Companies that issue stock options routinely enter what’s known as “blackout periods,” where they’re legally unable to issue new shares, and can ask employees not to exercise their stock options.

Companies enter blackout periods for various reasons. Typically, companies enter a blackout period because they’re in the midst of a corporate event that has the potential to materially change the value of their stock.

Blackout period at private companies

Private startups or pre-IPO companies commonly enter blackout periods when they’re raising a new round of funding.
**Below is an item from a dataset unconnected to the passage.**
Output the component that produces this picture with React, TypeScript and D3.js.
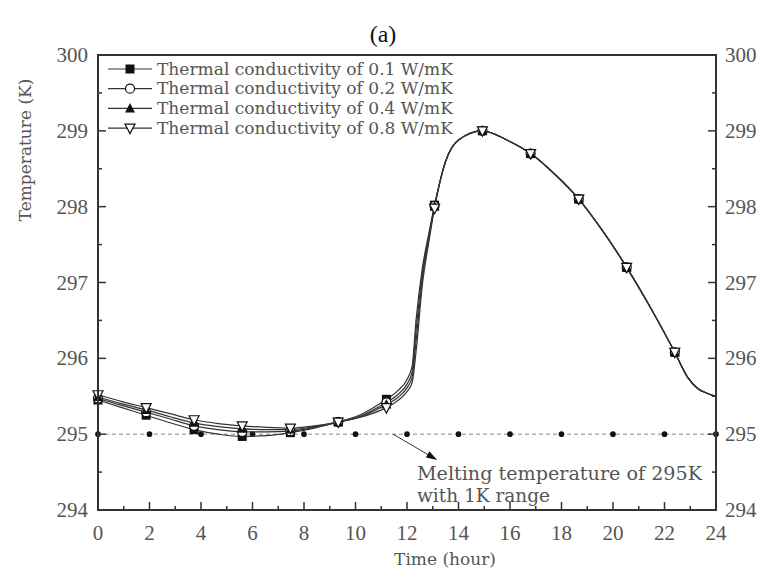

Publicly traded companies typically enter blackout periods around funding announcements, mergers and acquisitions, or if they find themselves under investigation by securities regulators.

If you happen to start a job at a company while it’s in the middle of a blackout period, you might find that the company won’t issue you a stock options grant until after they’ve exited the blackout period.

Blackout period while leaving your job

It’s a similar story if you’re leaving your job while your company is in a blackout period — you might be legally prevented from exercising your employee stock options until the blackout period is complete.

Check with your stock options benefits administration team at work for clarification — in many cases, companies will voluntarily extend the post-termination stock option exercise window by however many days you find yourself in a blackout period, to give you time to exercise your options.

If you’re earning incentive stock options (ISOs), you have 90 days after you leave your job to exercise your ISOs or they’re automatically converted to non-qualified stock options (NSOs), which are taxed differently.

Blackout period prior to a 409A change or a funding round

Companies sometimes give employees advance notice that they’re about to enter a blackout period. If you’re earning stock options, it might make sense to exercise your stock options before the company enters its blackout period — particularly if you believe that the company’s fair market value will rise after it exits the blackout.

For example, a startup might tell its employees that it’s actively raising a new round of funding, and will soon enter a stock option blackout period. If the startup is successful, its fair market value could rise, making the total cost to exercise stock options higher.